Trained as an organizational psychologist I still stay tuned to organizations and their people nearly six decades later. Recently, for instance, I was rereading a published book review of mine in which I criticized the book's co-authors' theory about how "highly reliable organizations" (HROs) should manage uncertainty in the face of hazardous operations and environment; and also their choice of organizations against which to "benchmark" their recommendations.
Since HROs presumably are less of a crap shoot I have decided to revisit their study and my review and write this essay. It overviews the nature of organizations, examines the organizations they benchmarked, reports on a cursory search for any real HROs, discusses other criteria besides reliability for judging organizational performance, and finally concludes with a commentary about organizational performance and life in general being a crap shoot at best and a hazard to humanity and the future at worst.
You might very well question why I write this essay at all, and having done so, why I chose this venue for it instead of some academic journal. The reasons are three-fold. Academic journals in my field tend to be unrealistic and esoteric. Not one of us can ever get away any day from one or more aspects of organized life. And there are times when we want a particular organization (e.g., a hospital; an airliner; etc.) to be highly reliable.

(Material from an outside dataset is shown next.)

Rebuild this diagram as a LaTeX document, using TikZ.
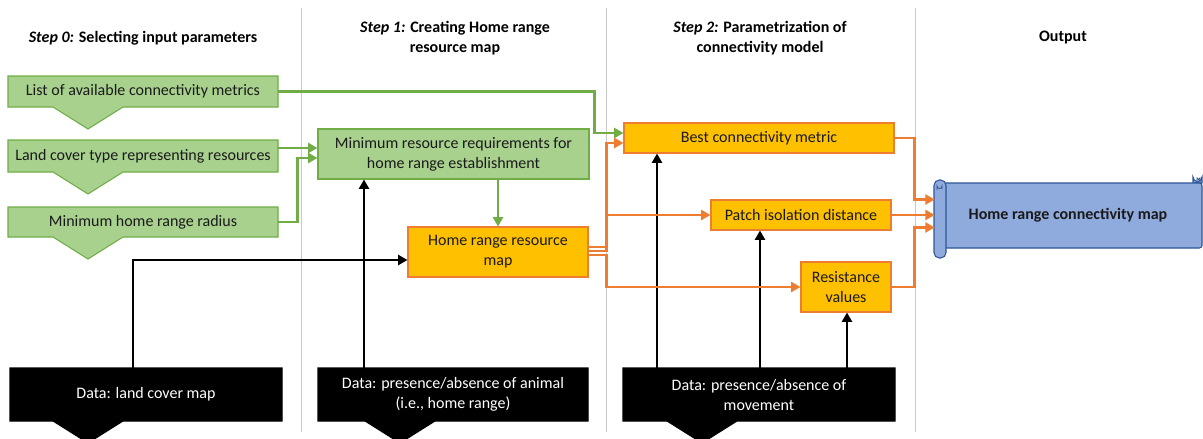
\documentclass[tikz,border=0pt]{standalone}
\usepackage{fontspec}
\setmainfont{Carlito}
\usetikzlibrary{arrows.meta,calc}
\definecolor{grfill}{HTML}{A9D18E}
\definecolor{grline}{HTML}{70AD47}
\definecolor{orfill}{HTML}{FFC000}
\definecolor{orline}{HTML}{ED7D31}
\definecolor{blfill}{HTML}{8FAADC}
\definecolor{blline}{HTML}{2F5597}
\definecolor{sepgray}{HTML}{C8C8C8}
\definecolor{txtcol}{HTML}{1A1A1A}
\begin{document}
\begin{tikzpicture}[x=0.75pt,y=-0.75pt,
  txt/.style={font=\fontsize{12}{15}\selectfont, text=txtcol, align=center, inner sep=0pt},
  hdr/.style={font=\fontsize{12}{15}\selectfont\bfseries, text=black, align=center, inner sep=0pt},
  greenbox/.style={fill=grfill, draw=grline, line width=0.8pt},
  orangebox/.style={fill=orfill, draw=orline, line width=0.8pt},
  blackbox/.style={fill=black, draw=black, line width=0.8pt},
  tip/.style={-{Triangle[length=7pt,width=7.5pt]}},
  garrow/.style={draw=grline, line width=2.1pt, tip},
  oarrow/.style={draw=orline, line width=2.1pt, tip},
  barrow/.style={draw=black, line width=2.2pt, tip},
  sep/.style={draw=sepgray, line width=0.6pt}
]
\useasboundingbox (0,0) rectangle (1203,439);

% separators
\draw[sep] (301,8) -- (301,432);
\draw[sep] (606,8) -- (606,432);
\draw[sep] (915,8) -- (915,432);

% headers
\node[hdr] (h0) at (143,38) {\textit{Step 0:} Selecting input parameters};
\node[hdr] (h1) at (455,38) {\textit{Step 1:} Creating Home range\\resource map};
\node[hdr] (h2) at (760,38) {\textit{Step 2:} Parametrization of\\connectivity model};
\node[hdr] (h3) at (1063,38) {Output};

% green input shapes (rectangle with downward triangle)
\foreach \yt/\yb in {76/107, 140/172, 207/237}{
  \fill[greenbox] (8,\yt) -- (278,\yt) -- (278,\yb) -- (123,\yb) -- (88,\yb+22) -- (53,\yb) -- (8,\yb) -- cycle;
}
\node[txt, minimum width=202.5pt, minimum height=23.25pt] (L1) at (143,91.5) {List of available connectivity metrics};
\node[txt, minimum width=202.5pt, minimum height=24pt] (L2) at (143,156) {Land cover type representing resources};
\node[txt, minimum width=202.5pt, minimum height=22.5pt] (L3) at (143,222) {Minimum home range radius};

% black data shapes
\foreach \xl/\xr/\xc in {10/282/88, 318/588/400, 623/895/702}{
  \fill[blackbox] (\xl,368) -- (\xr,368) -- (\xr,421) -- (\xc+35,421) -- (\xc,443) -- (\xc-35,421) -- (\xl,421) -- cycle;
}
\node[txt, text=white, minimum width=204pt, minimum height=39.75pt] (DA) at (146,394.5) {Data: land cover map};
\node[txt, text=white, minimum width=202.5pt, minimum height=39.75pt] (DB) at (453,394.5) {Data: presence/absence of animal\\(i.e., home range)};
\node[txt, text=white, minimum width=204pt, minimum height=39.75pt] (DC) at (759,394.5) {Data: presence/absence of\\movement};

% step 1 boxes
\node[txt, greenbox, minimum width=203.25pt, minimum height=37.5pt] (MR) at (453.5,154) {Minimum resource requirements for\\home range establishment};
\node[txt, orangebox, minimum width=135pt, minimum height=37.5pt] (HR) at (498,252) {Home range resource\\map};

% step 2 boxes
\node[txt, orangebox, minimum width=202.5pt, minimum height=22.5pt] (BCM) at (759,138) {Best connectivity metric};
\node[txt, orangebox, minimum width=135pt, minimum height=22.5pt] (PID) at (801,215) {Patch isolation distance};
\node[txt, orangebox, minimum width=67.5pt, minimum height=37.5pt] (RV) at (846,287) {Resistance\\values};

% output scroll
\filldraw[fill=blfill, draw=blline, line width=0.8pt]
  (1193,183) -- (1193,177) arc[start angle=180, end angle=0, radius=4.5] -- (1202,183) -- cycle;
\filldraw[fill=blfill, draw=blline, line width=0.8pt, rounded corners=2pt]
  (940,183) rectangle (1202,248);
\draw[blline, line width=0.6pt] (1197,183) -- (1197,178) arc[start angle=180, end angle=0, radius=1.5] -- (1200,183);
\filldraw[fill=blfill, draw=blline, line width=0.8pt, rounded corners=4pt]
  (934,180) rectangle (946,258);
\draw[blline, line width=0.6pt] (937,190) -- (937,186) arc[start angle=180, end angle=0, radius=2.5] -- (942,189);
\node[hdr, text=txtcol, minimum width=199.5pt, minimum height=48.75pt] (S) at (1068,215.5) {Home range connectivity map};

% green connectors
\draw[garrow] (L1.east) -- ++(316,0) |- ($(BCM.west)+(0,-5)$);
\draw[garrow] ($(L2.east)+(0,-8)$) -- ($(MR.west)+(0,-6)$);
\draw[garrow] (L3.east) -- ++(19,0) |- ($(MR.west)+(0,4)$);
\draw[garrow] (MR.south -| HR.north) -- (HR.north);

% black connectors
\coordinate (a1) at ($(DA.north)+(-13,0)$);
\draw[barrow] (a1) |- ($(HR.west)+(0,8)$);
\coordinate (b1) at ($(DB.north)+(-89,0)$);
\draw[barrow] (b1) -- (b1 |- MR.south);
\coordinate (c1) at ($(DC.north)+(-102,0)$);
\coordinate (c2) at ($(DC.north)+(1,0)$);
\coordinate (c3) at ($(DC.north)+(88,0)$);
\draw[barrow] (c1) -- (c1 |- BCM.south);
\draw[barrow] (c2) -- (c2 |- PID.south);
\draw[barrow] (c3) -- (c3 |- RV.south);

% orange connectors
\draw[oarrow] ($(HR.east)+(0,-5)$) -- ++(18,0) |- ($(BCM.west)+(0,5)$);
\draw[oarrow] ($(HR.east)+(0,-1)$) -- ++(18,0) |- (PID.west);
\draw[oarrow] ($(HR.east)+(0,3)$) -- ++(18,0) |- (RV.west);
\draw[oarrow] (BCM.east) -- ++(20,0) |- ($(S.west)+(0,-16)$);
\draw[oarrow] (PID.east) -- (PID.east -| S.west);
\draw[oarrow] (RV.east) -- ++(23,0) |- ($(S.west)+(0,12)$);
\end{tikzpicture}
\end{document}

Organizations: A Sweeping but Fleeting Perspective
1. Origin. My guess is that the first collective efforts, resembling an informal organization, to achieve a common purpose appeared in the hunter-gatherer period of history. The precursor of organizations as we know them today probably arose during the industrial revolution, although some civilizations such as that of China had very defined civil organizations thousands of years ago. As a matter of fact, the Chinese probably invented the familiar bureaucratic form of administrative organization.
2. Kinds. You name them. They in all their variety are everywhere pursuing purposes that define the kinds of organizations they are.